[start of DATA]

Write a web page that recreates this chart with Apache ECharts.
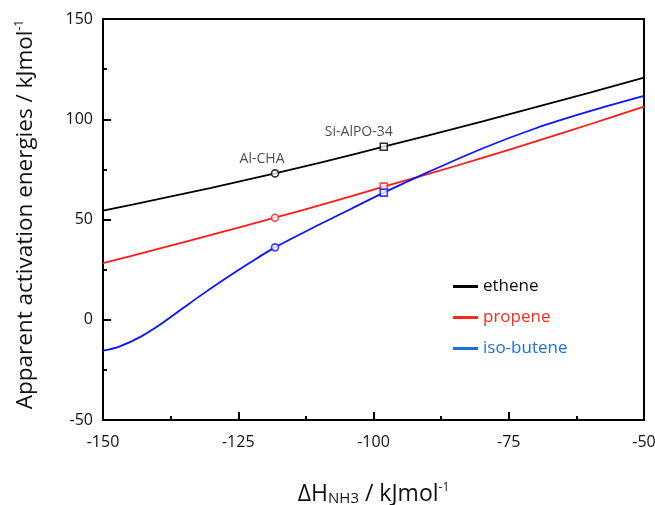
<!DOCTYPE html>
<html>
<head>
<meta charset="utf-8">
<title>Apparent activation energies</title>
<script src="https://cdn.jsdelivr.net/npm/echarts@6/dist/echarts.min.js"></script>
<style>
  html, body { margin: 0; padding: 0; background: #fff; }
  #main { width: 655px; height: 505px; }
</style>
</head>
<body>
<div id="main"></div>
<script>
// values (kJ/mol)
var ethene = [[-150, 54.4], [-140, 60], [-130, 65.8], [-118.2, 73], [-110, 78.2], [-98.1, 86.3],
              [-90, 91.8], [-80, 98.8], [-70, 106], [-60, 113.3], [-50, 120.8]];
var propene = [[-150, 28.2], [-140, 35.2], [-130, 42.3], [-118.2, 50.9], [-110, 57], [-98.1, 66.4],
               [-90, 72.6], [-80, 80.6], [-70, 89], [-60, 97.5], [-50, 106.3]];
var isobutene = [[-150, -15.4], [-147, -13.4], [-143, -8.4], [-139, -1.6], [-135, 6.2], [-131, 13.9],
                 [-127, 21.2], [-123, 28.2], [-118.2, 36.1], [-110, 47.5], [-104, 55.5],
                 [-98.1, 63.4], [-90, 73.5], [-80, 85.3], [-70, 95.5], [-60, 104], [-50, 111.6]];
// catalyst markers: Al-CHA (circle), Si-AlPO-34 (square)
var catalysts = ['Al-CHA', 'Si-AlPO-34'];
var catX = [-118.2, -98.1];
var etheneMark = [73, 86.3];
var propeneMark = [50.9, 66.4];
var isobuteneMark = [36.1, 63.4];

var FONT = 'Open Sans';
var myChart = echarts.init(document.getElementById('main'));

function marks(vals, color, withLabel) {
    var out = [];
    for (var i = 0; i < vals.length; i++) {
        var item = {
            name: catalysts[i],
            value: [catX[i], vals[i]],
            symbol: i == 0 ? 'circle' : 'rect',
            symbolSize: 7
        };
        if (withLabel) {
            item.label = {
                show: true, position: 'top', formatter: '{b}',
                distance: 3, offset: [i == 0 ? -13 : -25, 0],
                color: '#222', fontFamily: FONT, fontSize: 14
            };
        }
        out.push(item);
    }
    return {
        type: 'scatter', data: out, z: 5,
        itemStyle: { color: '#fff', borderColor: color, borderWidth: 1.6 },
        silent: true
    };
}

function lineSeries(name, data, color) {
    return {
        name: name, type: 'line', data: data, smooth: 0.3,
        symbol: 'none', lineStyle: { color: color, width: 1.8 }, itemStyle: { color: color }
    };
}

var option = {
    animation: false,
    grid: {
        left: 103, right: 11, top: 19, bottom: 85,
        outerBoundsMode: 'none',
        show: true, borderColor: '#000', borderWidth: 2
    },
    legend: {
        orient: 'vertical', left: 448, top: 273, itemGap: 14,
        itemWidth: 25, itemHeight: 3, icon: 'rect',
        textStyle: { fontFamily: FONT, fontSize: 17 },
        data: [
            { name: 'ethene', textStyle: { color: '#111' }, itemStyle: { color: '#000' } },
            { name: 'propene', textStyle: { color: '#ff2a1a' }, itemStyle: { color: '#ff2a1a' } },
            { name: 'iso-butene', textStyle: { color: '#1f6fdc' }, itemStyle: { color: '#1f6fdc' } }
        ]
    },
    xAxis: {
        type: 'value', min: -150, max: -50, interval: 25,
        axisLine: { onZero: false, lineStyle: { color: '#000', width: 2 } },
        axisTick: { inside: true, length: 8, lineStyle: { width: 2 } },
        minorTick: { show: true, splitNumber: 2, length: 4, lineStyle: { color: '#000', width: 2 } },
        splitLine: { show: false },
        axisLabel: { color: '#111', fontFamily: FONT, fontSize: 16, margin: 14 },
        name: '{a|ΔH}{b|NH3}{a| / kJmol}{c|-1}',
        nameLocation: 'middle', nameGap: 62,
        nameTextStyle: {
            rich: {
                a: { fontFamily: FONT, fontSize: 23, color: '#111' },
                b: { fontFamily: FONT, fontSize: 15, color: '#111', verticalAlign: 'bottom', padding: [9, 0, 0, 0] },
                c: { fontFamily: FONT, fontSize: 12, color: '#111', verticalAlign: 'top', padding: [0, 0, 11, 0] }
            }
        }
    },
    yAxis: {
        type: 'value', min: -50, max: 150, interval: 50,
        axisLine: { onZero: false, lineStyle: { color: '#000', width: 2 } },
        axisTick: { inside: true, length: 8, lineStyle: { width: 2 } },
        minorTick: { show: true, splitNumber: 2, length: 4, lineStyle: { color: '#000', width: 2 } },
        splitLine: { show: false },
        axisLabel: { color: '#111', fontFamily: FONT, fontSize: 16, margin: 10 },
        name: '{a|Apparent activation energies / kJmol}{c|-1}',
        nameLocation: 'middle', nameGap: 66, nameRotate: 90,
        nameTextStyle: {
            padding: [0, 0, 0, 10],
            rich: {
                a: { fontFamily: FONT, fontSize: 22.5, color: '#111' },
                c: { fontFamily: FONT, fontSize: 12, color: '#111', verticalAlign: 'top', padding: [0, 0, 11, 0] }
            }
        }
    },
    series: [
        lineSeries('ethene', ethene, '#000'),
        lineSeries('propene', propene, '#ff1a1a'),
        lineSeries('iso-butene', isobutene, '#0a14ff'),
        marks(etheneMark, '#000', true),
        marks(propeneMark, '#ff1a1a', false),
        marks(isobuteneMark, '#0a14ff', false)
    ]
};

myChart.setOption(option);
</script>
</body>
</html>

[end of DATA]

Transcribe the whole listing exactly. Pictures are excluded.

Write a web page that recreates this chart with Apache ECharts.
<!DOCTYPE html>
<html>
<head>
<meta charset="utf-8">
<title>Apparent activation energies</title>
<script src="https://cdn.jsdelivr.net/npm/echarts@6/dist/echarts.min.js"></script>
<style>
  html, body { margin: 0; padding: 0; background: #fff; }
  #main { width: 655px; height: 505px; }
</style>
</head>
<body>
<div id="main"></div>
<script>
// values (kJ/mol)
var ethene = [[-150, 54.4], [-140, 60], [-130, 65.8], [-118.2, 73], [-110, 78.2], [-98.1, 86.3],
              [-90, 91.8], [-80, 98.8], [-70, 106], [-60, 113.3], [-50, 120.8]];
var propene = [[-150, 28.2], [-140, 35.2], [-130, 42.3], [-118.2, 50.9], [-110, 57], [-98.1, 66.4],
               [-90, 72.6], [-80, 80.6], [-70, 89], [-60, 97.5], [-50, 106.3]];
var isobutene = [[-150, -15.4], [-147, -13.4], [-143, -8.4], [-139, -1.6], [-135, 6.2], [-131, 13.9],
                 [-127, 21.2], [-123, 28.2], [-118.2, 36.1], [-110, 47.5], [-104, 55.5],
                 [-98.1, 63.4], [-90, 73.5], [-80, 85.3], [-70, 95.5], [-60, 104], [-50, 111.6]];
// catalyst markers: Al-CHA (circle), Si-AlPO-34 (square)
var catalysts = ['Al-CHA', 'Si-AlPO-34'];
var catX = [-118.2, -98.1];
var etheneMark = [73, 86.3];
var propeneMark = [50.9, 66.4];
var isobuteneMark = [36.1, 63.4];

var FONT = 'Open Sans';
var myChart = echarts.init(document.getElementById('main'));

function marks(vals, color, withLabel) {
    var out = [];
    for (var i = 0; i < vals.length; i++) {
        var item = {
            name: catalysts[i],
            value: [catX[i], vals[i]],
            symbol: i == 0 ? 'circle' : 'rect',
            symbolSize: 7
        };
        if (withLabel) {
            item.label = {
                show: true, position: 'top', formatter: '{b}',
                distance: 3, offset: [i == 0 ? -13 : -25, 0],
                color: '#222', fontFamily: FONT, fontSize: 14
            };
        }
        out.push(item);
    }
    return {
        type: 'scatter', data: out, z: 5,
        itemStyle: { color: '#fff', borderColor: color, borderWidth: 1.6 },
        silent: true
    };
}

function lineSeries(name, data, color) {
    return {
        name: name, type: 'line', data: data, smooth: 0.3,
        symbol: 'none', lineStyle: { color: color, width: 1.8 }, itemStyle: { color: color }
    };
}

var option = {
    animation: false,
    grid: {
        left: 103, right: 11, top: 19, bottom: 85,
        outerBoundsMode: 'none',
        show: true, borderColor: '#000', borderWidth: 2
    },
    legend: {
        orient: 'vertical', left: 448, top: 273, itemGap: 14,
        itemWidth: 25, itemHeight: 3, icon: 'rect',
        textStyle: { fontFamily: FONT, fontSize: 17 },
        data: [
            { name: 'ethene', textStyle: { color: '#111' }, itemStyle: { color: '#000' } },
            { name: 'propene', textStyle: { color: '#ff2a1a' }, itemStyle: { color: '#ff2a1a' } },
            { name: 'iso-butene', textStyle: { color: '#1f6fdc' }, itemStyle: { color: '#1f6fdc' } }
        ]
    },
    xAxis: {
        type: 'value', min: -150, max: -50, interval: 25,
        axisLine: { onZero: false, lineStyle: { color: '#000', width: 2 } },
        axisTick: { inside: true, length: 8, lineStyle: { width: 2 } },
        minorTick: { show: true, splitNumber: 2, length: 4, lineStyle: { color: '#000', width: 2 } },
        splitLine: { show: false },
        axisLabel: { color: '#111', fontFamily: FONT, fontSize: 16, margin: 14 },
        name: '{a|ΔH}{b|NH3}{a| / kJmol}{c|-1}',
        nameLocation: 'middle', nameGap: 62,
        nameTextStyle: {
            rich: {
                a: { fontFamily: FONT, fontSize: 23, color: '#111' },
                b: { fontFamily: FONT, fontSize: 15, color: '#111', verticalAlign: 'bottom', padding: [9, 0, 0, 0] },
                c: { fontFamily: FONT, fontSize: 12, color: '#111', verticalAlign: 'top', padding: [0, 0, 11, 0] }
            }
        }
    },
    yAxis: {
        type: 'value', min: -50, max: 150, interval: 50,
        axisLine: { onZero: false, lineStyle: { color: '#000', width: 2 } },
        axisTick: { inside: true, length: 8, lineStyle: { width: 2 } },
        minorTick: { show: true, splitNumber: 2, length: 4, lineStyle: { color: '#000', width: 2 } },
        splitLine: { show: false },
        axisLabel: { color: '#111', fontFamily: FONT, fontSize: 16, margin: 10 },
        name: '{a|Apparent activation energies / kJmol}{c|-1}',
        nameLocation: 'middle', nameGap: 66, nameRotate: 90,
        nameTextStyle: {
            padding: [0, 0, 0, 10],
            rich: {
                a: { fontFamily: FONT, fontSize: 22.5, color: '#111' },
                c: { fontFamily: FONT, fontSize: 12, color: '#111', verticalAlign: 'top', padding: [0, 0, 11, 0] }
            }
        }
    },
    series: [
        lineSeries('ethene', ethene, '#000'),
        lineSeries('propene', propene, '#ff1a1a'),
        lineSeries('iso-butene', isobutene, '#0a14ff'),
        marks(etheneMark, '#000', true),
        marks(propeneMark, '#ff1a1a', false),
        marks(isobuteneMark, '#0a14ff', false)
    ]
};

myChart.setOption(option);
</script>
</body>
</html>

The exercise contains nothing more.